Door Marc van Oostendorp
Nauwkeurige taalanalyse kan ons soms een precies beeld geven van de geschiedenis. Dat geldt bijvoorbeeld voor de gemeente het Bildt, in Friesland. Er wordt daar een dialect gesproken dat al lange tijd de aandacht van taalkundigen heeft getrokken, omdat het niet duidelijk is of het wel Fries is. Het heeft daarvoor wel heel erg veel Hollandse woorden.

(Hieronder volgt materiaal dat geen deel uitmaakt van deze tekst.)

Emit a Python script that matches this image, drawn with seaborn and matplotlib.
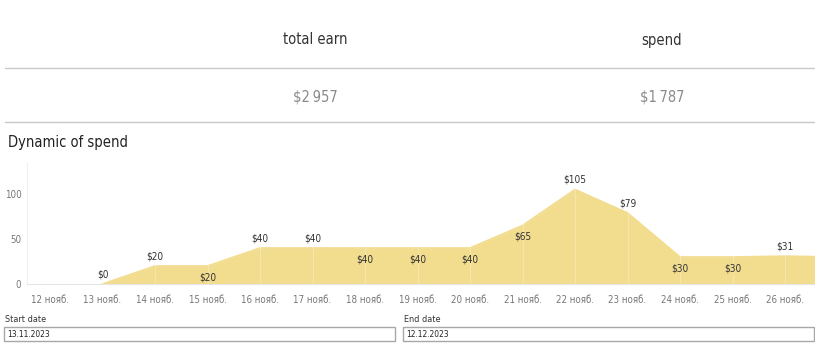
import numpy as np
import pandas as pd
import matplotlib.pyplot as plt
import seaborn as sns
from matplotlib.patches import Rectangle
from matplotlib import font_manager

# data
days = ['12 нояб.', '13 нояб.', '14 нояб.', '15 нояб.', '16 нояб.', '17 нояб.', '18 нояб.',
        '19 нояб.', '20 нояб.', '21 нояб.', '22 нояб.', '23 нояб.', '24 нояб.', '25 нояб.',
        '26 нояб.', '27 нояб.']
spend = [np.nan, 0, 20, 20, 40, 40, 40, 40, 40, 65, 105, 79, 30, 30, 31, 30]
# label placement (1 = above the line, -1 = below), last point not labelled
label_side = [0, 1, 1, -1, 1, 1, -1, -1, -1, -1, 1, 1, -1, -1, 1, 0]
kpi_names = ['total earn', 'spend']
kpi_values = ['$2\u2009957', '$1\u2009787']
start_date = '13.11.2023'
end_date = '12.12.2023'

df = pd.DataFrame({'idx': np.arange(len(days)), 'day': days, 'spend': spend})

sns.set_style('white')
names = {f.name for f in font_manager.fontManager.ttflist}
fam = 'DejaVu Sans Condensed' if 'DejaVu Sans Condensed' in names else 'DejaVu Sans'
plt.rcParams['font.family'] = [fam, 'DejaVu Sans']
plt.rcParams['font.stretch'] = 'condensed'

W, H = 815, 361
fig = plt.figure(figsize=(W / 100, H / 100), dpi=100)

def fx(px):
    return px / W

def fy(py):
    return 1 - py / H

# KPI header
for name, val, x in zip(kpi_names, kpi_values, [315, 662]):
    fig.text(fx(x), fy(40), name, ha='center', va='center', fontsize=10.5, color='#333333')
    fig.text(fx(x), fy(97), val, ha='center', va='center', fontsize=10.5, color='#8a8a8a')
for y in [68, 122]:
    fig.add_artist(plt.Line2D([fx(5), 1], [fy(y), fy(y)], color='#c8c8c8', lw=1))
fig.text(fx(8), fy(142), 'Dynamic of spend', ha='left', va='center', fontsize=10.5, color='#222222')

# area chart
ax_left, ax_right, ax_top, ax_bottom = 27, 815, 162.5, 284
ax = fig.add_axes([fx(ax_left), fy(ax_bottom), fx(ax_right - ax_left), (ax_bottom - ax_top) / H])
color = '#f2dc8e'
valid = df.dropna()
ax.fill_between(valid['idx'], 0, valid['spend'], color=color, lw=0, zorder=1)
sns.lineplot(data=valid, x='idx', y='spend', ax=ax, color=color, lw=1.2, zorder=2)
xlim = (-23 / 52.5, (815 - 50) / 52.5)
for i in df['idx']:
    if i < xlim[1]:
        ax.axvline(i, color='white', alpha=0.3, lw=0.8, zorder=3)
ax.set_xticks(df['idx'])
ax.set_xticklabels(days, fontsize=7, color='#777777')
ax.set_yticks([0, 50, 100])
ax.set_yticklabels(['0', '50', '100'], fontsize=7, color='#777777')
ax.tick_params(axis='x', length=3, color='#e0e0e0', pad=5)
ax.tick_params(axis='y', length=0, pad=4)
ax.set_xlabel('')
ax.set_ylabel('')
for s in ['top', 'right']:
    ax.spines[s].set_visible(False)
ax.spines['left'].set_color('#f0f0f0')
ax.spines['bottom'].set_color('#e6e6e6')
ax.spines['left'].set_linewidth(0.8)
ax.spines['bottom'].set_linewidth(0.8)

for i, v, side in zip(df['idx'], df['spend'], label_side):
    if side == 0 or np.isnan(v):
        continue
    off = 7 if side > 0 else -8
    ax.annotate(f'${int(v)}', (i, v), xytext=(0, off), textcoords='offset points',
                ha='center', va='center', fontsize=7.2, color='#333333', zorder=4)
ax.set_xlim(*xlim)
ax.set_ylim(0, 135)

# date inputs
for lbl, val, x0, x1 in [('Start date', start_date, 4, 396), ('End date', end_date, 403, 815)]:
    fig.text(fx(x0 + 1), fy(320), lbl, ha='left', va='center', fontsize=6.5, color='#333333')
    fig.add_artist(Rectangle((fx(x0), fy(341)), fx(x1 - x0 - 1), (341 - 327) / H,
                             transform=fig.transFigure, fill=False, ec='#a8a8a8', lw=1))
    fig.text(fx(x0 + 3), fy(334.5), val, ha='left', va='center', fontsize=6, color='#222222')

fig.savefig('out.png', dpi=100)
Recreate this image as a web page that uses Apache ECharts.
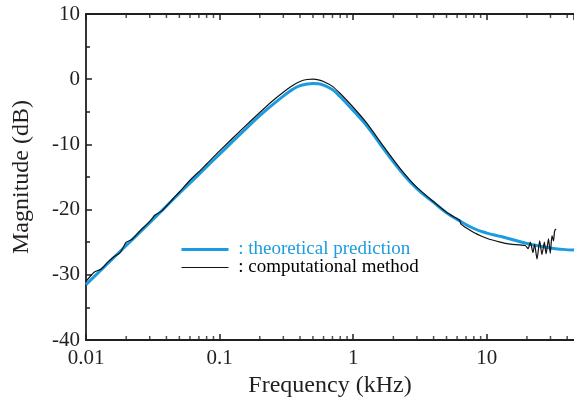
<!DOCTYPE html>
<html>
<head>
<meta charset="utf-8">
<script src="https://cdn.jsdelivr.net/npm/echarts@6/dist/echarts.min.js"></script>
<style>
  html, body { margin: 0; padding: 0; background: #fff; }
  #myChart { width: 574px; height: 402px; }
</style>
</head>
<body>
<div id="myChart"></div>
<script>
// theoretical prediction (kHz, dB)
const theoFreq = [0.01, 0.02, 0.03, 0.05, 0.07, 0.1, 0.15, 0.2, 0.25, 0.3, 0.35, 0.4, 0.45, 0.5, 0.55, 0.6, 0.7, 0.8, 1.0, 1.26, 1.69, 2.25, 3.0, 4.0, 5.0, 6.0, 8.0, 10, 12.6, 15, 20, 25, 30, 37, 45];
const theoMag = [-31.5, -25.5, -22.0, -17.5, -14.6, -11.5, -8.0, -5.6, -3.9, -2.6, -1.6, -1.0, -0.75, -0.66, -0.7, -0.9, -1.6, -2.7, -4.8, -7.1, -10.7, -14.0, -16.8, -18.9, -20.5, -21.5, -22.9, -23.6, -24.1, -24.5, -25.2, -25.6, -25.9, -26.1, -26.2];

// computational method (kHz, dB)
const compFreq = [0.01, 0.0115, 0.013, 0.0145, 0.016, 0.018, 0.02, 0.022, 0.025, 0.03, 0.033, 0.037, 0.045, 0.05, 0.06, 0.065, 0.07, 0.08, 0.1, 0.15, 0.2, 0.25, 0.3, 0.35, 0.4, 0.45, 0.5, 0.55, 0.6, 0.7, 0.8, 1.0, 1.26, 1.69, 2.25, 3.0, 4.0, 5.0, 6.0, 6.3, 6.4, 7.0, 8.0, 10, 12.6, 15, 19.4, 20.4, 21.2, 22.2, 22.8, 23.8, 24.9, 25.9, 27.0, 27.8, 29.0, 29.9, 30.8, 31.6, 32.2, 33.0];
const compMag = [-31.0, -29.6, -29.1, -28.1, -27.3, -26.6, -25.0, -24.6, -23.4, -21.8, -20.8, -20.2, -18.3, -17.3, -15.5, -14.8, -14.2, -13.0, -11.0, -7.5, -5.1, -3.3, -2.0, -1.0, -0.35, -0.05, 0.0, -0.1, -0.35, -1.1, -2.2, -4.3, -6.7, -10.3, -13.7, -16.6, -18.8, -20.4, -21.4, -21.7, -22.2, -22.8, -23.5, -24.4, -25.0, -25.3, -25.5, -26.0, -25.0, -26.6, -25.3, -27.6, -24.8, -26.9, -25.0, -26.8, -24.5, -26.7, -24.0, -24.8, -23.3, -22.95];

// minor ticks of the log axis
const minorTicks = [0.02, 0.03, 0.04, 0.05, 0.06, 0.07, 0.08, 0.09, 0.2, 0.3, 0.4, 0.5, 0.6, 0.7, 0.8, 0.9, 2, 3, 4, 5, 6, 7, 8, 9, 20, 30, 40];

const yTicks = { min: -40, max: 10, interval: 10 };
const xRange = { min: 0.01, max: 45 };

const ink = "#231f20";
const blue = "#1b9be0";
const serif = "Liberation Serif";

function pairs(xs, ys) {
  return xs.map((x, i) => [x, ys[i]]);
}

let chart = echarts.init(document.getElementById("myChart"));
let option = {
  animation: false,
  textStyle: { fontFamily: serif, color: ink },
  grid: { left: 86, right: 0, top: 14, bottom: 62, outerBoundsMode: "none" },
  legend: {
    orient: "vertical",
    left: 175,
    top: 235,
    itemWidth: 47,
    itemHeight: 14,
    itemGap: -1,
    formatter: (name) => " : " + name,
    itemStyle: { opacity: 0 },
    data: [
      { name: "theoretical prediction", textStyle: { color: blue }, lineStyle: { width: 3 } },
      { name: "computational method", textStyle: { color: "#000" }, lineStyle: { width: 1.2 } },
    ],
    textStyle: { fontFamily: serif, fontSize: 19, lineHeight: 14 },
  },
  xAxis: [
    {
      type: "log",
      logBase: 10,
      min: xRange.min,
      max: xRange.max,
      name: "Frequency (kHz)",
      nameLocation: "middle",
      nameGap: 33,
      nameTextStyle: { fontFamily: serif, fontSize: 24, color: ink },
      axisLine: { onZero: false, lineStyle: { color: ink, width: 1.8 } },
      axisTick: { inside: true, length: 6, lineStyle: { color: ink, width: 1.5 } },
      axisLabel: {
        fontFamily: serif, fontSize: 21, color: ink, margin: 8,
        showMaxLabel: false,
      },
      splitLine: { show: false },
    },
    {
      type: "log",
      logBase: 10,
      position: "top",
      min: xRange.min,
      max: xRange.max,
      axisLine: { onZero: false, lineStyle: { color: ink, width: 1.8 } },
      axisTick: { inside: true, length: 6, lineStyle: { color: ink, width: 1.5 } },
      axisLabel: { show: false },
      splitLine: { show: false },
    },
  ],
  yAxis: {
    type: "value",
    min: yTicks.min,
    max: yTicks.max,
    interval: yTicks.interval,
    name: "Magnitude (dB)",
    nameLocation: "middle",
    nameGap: 52,
    nameTextStyle: { fontFamily: serif, fontSize: 24, color: ink },
    axisLine: { show: true, lineStyle: { color: ink, width: 1.8 } },
    axisTick: { show: true, inside: true, length: 6, lineStyle: { color: ink, width: 1.5 } },
    minorTick: { show: true, splitNumber: 2, length: 4, lineStyle: { color: ink, width: 1.5 } },
    axisLabel: { fontFamily: serif, fontSize: 21, color: ink, margin: 6 },
    splitLine: { show: false },
  },
  series: [
    {
      type: "line",
      name: "theoretical prediction",
      data: pairs(theoFreq, theoMag),
      smooth: true,
      symbol: "none",
      lineStyle: { color: blue, width: 3 },
      itemStyle: { color: blue },
      z: 2,
    },
    {
      type: "line",
      name: "computational method",
      data: pairs(compFreq, compMag),
      smooth: 0.2,
      symbol: "none",
      lineStyle: { color: "#111", width: 1.2 },
      itemStyle: { color: "#111" },
      z: 3,
    },
    {
      // minor ticks, bottom
      type: "scatter",
      silent: true,
      data: minorTicks.map((f) => [f, yTicks.min]),
      symbol: "rect",
      symbolSize: [1.5, 4],
      symbolOffset: [0, -2],
      itemStyle: { color: ink },
      z: 4,
    },
    {
      // minor ticks, top
      type: "scatter",
      silent: true,
      xAxisIndex: 1,
      data: minorTicks.map((f) => [f, yTicks.max]),
      symbol: "rect",
      symbolSize: [1.5, 4],
      symbolOffset: [0, 2],
      itemStyle: { color: ink },
      z: 4,
    },
  ],
};
chart.setOption(option);
</script>
</body>
</html>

In een nieuw artikel in het International Journal of the Sociology of Language zet een groep taalkundigen (Van Sluis, Hoekstra, Van de Velde) nauwkeurig uiteen hoe het zit. Neem een Bildtse zin als de volgende:
- Dou hest der feul meer fan loofd aste doe wete wouste
‘Je hebt er veel meer van geloofd als je weten wilde’
Dijk
Heel veel van de woorden in deze zin (feul, loofd, wete, wou) zijn duidelijk te traceren tot het Hollands, en nog preciezer: tot Zuid-Hollands zoals dit in de vroege zestiende tussen Rotterdam en Den Haag gesproken werd. Hest en doe zijn Fries; de overige woorden zouden zowel Hollands als Fries kunnen zijn.
De woordenschat van het dialect is dus overwegend Zuid-Hollands, wat correspondeert met het feit dat de meeste mensen die vroeg in de zestiende eeuw in het Bildt kwamen vestigen nadat daar een dijk was aangelegd uit die regio kwamen.
Verfriesd
Maar de grammatica is overwegend Fries. Van Sluis, Hoekstra en Van de Velde laten zien dat dit bijvoorleeld geldt voor uitgangen van werkwoorden: loofd lijkt meer op het Friese leafd dan op het Zuid-Hollandse geloofd.
De reden hiervoor is dat het Zuid-Hollandse dialect van de kolonisten langzaam maar zeker is verfriesd. Zeker nadat de economie aan het eind van de zeventiende eeuw was ingestort, was er meer contact met omliggende Friese steden dan met het Hollandse moederland, en bovendien zullen er gaandeweg steeds meer Friezen zijn gaan wonen.
Aparte status
Waarom is de woordenschat niet mee verfriesd? Dat heeft er mogelijk mee te maken dat de Bildtenaren trots bleven op hun afwijkendheid. Door andere woorden te gebruiken wilden ze laten horen dat ze echt ánders waren dan hun Friese buren.
In een persbericht wijzen de auteurs erop dat hun resultaten mogelijk politieke consequenties hebben: het Bildts is een aparte taal, en vorig jaar is er een verzoek ingediend bij de Nederlandse regering om deze aparte status te erkennen. De resultaten van dit artikel zouden dat verzoek dus kunnen ondersteunen.
Weinig hoop
Ik vraag me af of dit klopt. Vorig jaar heb ik al enige redenen gegeven voor scepsis, maar het specifieke argument geeft wel weer een nieuwe draai. Volgens het Europees Handvest, dat als kader voor de erkenning moet dienen, komen dialecten die gerelateerd zijn aan de standaardtaal niet in aanmerking. Bij eerdere erkenningen (Fries, Nedersaksisch, Limburgs) heeft die ongerelateerdheid altijd een belangrijke rol gespeeld. Nu is het Bildts onmiskenbaar een Zuid-Hollands dialect en onmiskenbaar een Fries dialect, dus een dialect van twee officiële landstalen.
We zullen zien tot welke conclusie de overheid komt over dit dossier, maar ik zie nog steeds weinig hoop voor de sprekers van het Bildts. We kunnen de geschiedenis uit de taal construeren, maar tegelijkertijd walst de geschiedenis onherroepelijk over de taal heen.